Stop Guessing: Build Feedback Loop for Prompt Engineering
Speaker
Tadas Goberis
Dentist turned engineer with 4 years in software and nearly 3 years in AI. Currently Lead AI Engineer at Trimble, where I build production agentic systems.
Abstract
Most teams iterate on prompts by eyeballing outputs and hoping for the best. This talk presents a different approach: connect your prompt to a measurable downstream outcome, build a test set, and let metrics drive improvements. I'll walk through a complete feedback loop - from prompt to retrieval metrics to automated error analysis to LLM-powered iteration - and show how this turns prompt engineering from guesswork into something you can actually measure and improve systematically.
Description
You change a prompt. You look at a few examples. You think "yeah, that's better" and ship it. Sound familiar?

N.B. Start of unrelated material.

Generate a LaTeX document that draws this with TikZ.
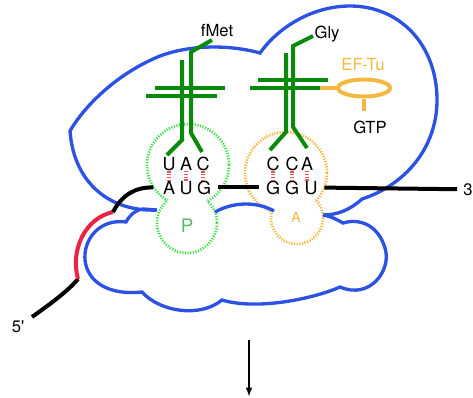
\documentclass[tikz,border=0pt]{standalone}
\usepackage{fontspec}
\setmainfont{TeX Gyre Heros}
\usepackage{xcolor}
\usetikzlibrary{arrows.meta,shapes.geometric}
\definecolor{ribo}{HTML}{2C52E3}
\definecolor{trna}{HTML}{0A8A0A}
\definecolor{efcol}{HTML}{F5B841}
\definecolor{pcol}{HTML}{3DE047}
\definecolor{acol}{HTML}{F7B43A}
\definecolor{sdred}{HTML}{EE2244}
\definecolor{pairred}{HTML}{EC5058}
\definecolor{plabel}{HTML}{5DB56C}
\tikzset{
    subunit/.style={draw=ribo, line width=2.5pt},
    strand/.style={draw=trna, line width=3pt},
    mrna/.style={draw=black, line width=3pt},
    efline/.style={draw=efcol, line width=3pt},
    sitering/.style={line width=2pt, dash pattern=on 0.9pt off 1.1pt},
    hbond/.style={draw=pairred, line width=2.4pt, dash pattern=on 0.9pt off 1.2pt},
    nt/.style={font=\fontsize{13.5}{16}\selectfont, inner sep=0pt, anchor=base},
    lbl/.style={font=\fontsize{12.5}{15}\selectfont, inner sep=0pt, anchor=base}
}

\begin{document}
\begin{tikzpicture}[x=0.75pt, y=-0.75pt]
    \useasboundingbox (0,0) rectangle (473,397);

    % P and A sites (outer outline of two overlapping rings)
    \begin{scope}[even odd rule]
        \clip (187,223) circle (30) (0,0) rectangle (473,397);
        \draw[sitering, pcol] (188,165) circle (41);
    \end{scope}
    \begin{scope}[even odd rule]
        \clip (188,165) circle (41) (0,0) rectangle (473,397);
        \draw[sitering, pcol] (187,223) circle (30);
    \end{scope}
    \begin{scope}[even odd rule]
        \clip (297,218) circle (26) (0,0) rectangle (473,397);
        \draw[sitering, acol] (286,173) circle (41);
    \end{scope}
    \begin{scope}[even odd rule]
        \clip (286,173) circle (41) (0,0) rectangle (473,397);
        \draw[sitering, acol] (297,218) circle (26);
    \end{scope}
    \node[font=\fontsize{14}{16}\selectfont, text=plabel, inner sep=0pt, anchor=base] (psite) at (187,232) {P};
    \node[font=\fontsize{10.5}{12}\selectfont, text=acol, inner sep=0pt, anchor=base] (asite) at (296,222) {A};

    % large subunit
    \draw[subunit] (157,210) .. controls (112,212) and (74,185) .. (70,131)
        .. controls (85,105) and (118,73) .. (160,56)
        .. controls (195,43) and (235,46) .. (260,53)
        .. controls (280,25) and (315,6) .. (350,6)
        .. controls (400,6) and (437,45) .. (437,100)
        .. controls (437,148) and (405,185) .. (362,199)
        .. controls (350,210) and (337,215) .. (323,215);

    % small subunit
    \draw[subunit] (157,210) -- (143,209) .. controls (135,210) and (130,215) .. (126,222)
        .. controls (75,215) and (62,300) .. (142,292)
        .. controls (160,312) and (200,318) .. (222,300)
        .. controls (255,310) and (310,300) .. (340,287)
        .. controls (370,300) and (392,270) .. (385,248)
        .. controls (378,225) and (360,218) .. (343,223)
        .. controls (336,219) and (330,216) .. (323,215);
    \draw[subunit] (215,212) .. controls (235,201) and (258,202) .. (274,211);

    % anticodons and codons
    \foreach \name/\x/\ltr in {ac1/169/U, ac2/186/A, ac3/203/C, ac4/273/C, ac5/292/C, ac6/307/A}
        \node[nt] (\name) at (\x,170) {\ltr};
    \foreach \name/\x/\ltr in {cd1/169/A, cd2/186/U, cd3/204/G, cd4/273/G, cd5/292/G, cd6/311/U}
        \node[nt, inner xsep=5pt] (\name) at (\x,194) {\ltr};
    \foreach \i in {1,...,6}
        \draw[hbond] ([yshift=-0.6pt]ac\i.south) -- (ac\i.south |- cd\i.north);

    % mRNA
    \node[lbl] (five) at (18,332) {5\textquotesingle};
    \node[lbl, inner xsep=4.5pt] (three) at (468,195) {3};
    \coordinate (m5) at (32,317);
    \draw[mrna] (m5) .. controls (50,304) and (67,292) .. (78,279) coordinate (sd1);
    \draw[mrna, draw=sdred] (sd1) .. controls (70,250) and (85,218) .. (113,212) coordinate (sd2);
    \draw[mrna] (sd2) .. controls (122,195) and (135,187) .. ([xshift=-2pt]cd1.west);
    \draw[mrna] (cd3.east) -- (cd4.west);
    \draw[mrna] (cd6.east) -- (three.west);

    % fMet tRNA
    \node[lbl] (fmet) at (217,36) {fMet};
    \draw[strand] (182,60) -- (182,140) -- (167,155);
    \draw[strand] (212,40) -- (191,52) -- (191,133) -- (202,152);
    \draw[strand] (155,88) -- (225,88);
    \draw[strand] (146,96) -- (217,96);

    % Gly tRNA with EF-Tu
    \node[lbl] (gly) at (327,38) {Gly};
    \draw[strand] (286,53) -- (286,132) -- (270,150);
    \draw[strand] (313,36) -- (293,46) -- (293,127) -- (307,148);
    \draw[strand] (258,80) -- (328,80);
    \draw[strand] (250,88) -- (320,88) coordinate (acc);
    \node[ellipse, draw=efcol, line width=3pt, minimum width=39pt, minimum height=12.75pt, inner sep=0pt] (eftu) at (364,88) {};
    \node[lbl, text=efcol] (eftulbl) at (363,70) {EF-Tu};
    \node[lbl] (gtp) at (370,133) {GTP};
    \draw[efline] (acc) -- (eftu.west);
    \draw[efline] (eftu.south) -- ([yshift=6.75pt]eftu.south |- gtp.north);

    % next step
    \coordinate (flowtop) at (249,340);
    \coordinate (flowend) at (249,397);
    \draw[-{Latex[length=7pt,width=5pt]}, line width=2.2pt] (flowtop) -- (flowend);
\end{tikzpicture}
\end{document}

This presentation shows a different way: treat prompts like code by adding tests. The core idea is simple - find the downstream behavior you actually care about (retrieval quality, classification accuracy, task success), make it measurable, and use that signal to drive prompt improvements.
I'll walk through a real system that does this: extracting problem statements from support tickets, measuring how well they retrieve similar tickets, analyzing what breaks, and using an LLM to suggest fixes based on actual failure patterns and structured context.
The pattern works for any prompt that feeds into a measurable system. You'll leave knowing exactly how to apply it: identify your proxy metric, build your test set, and stop guessing whether your prompts are getting better.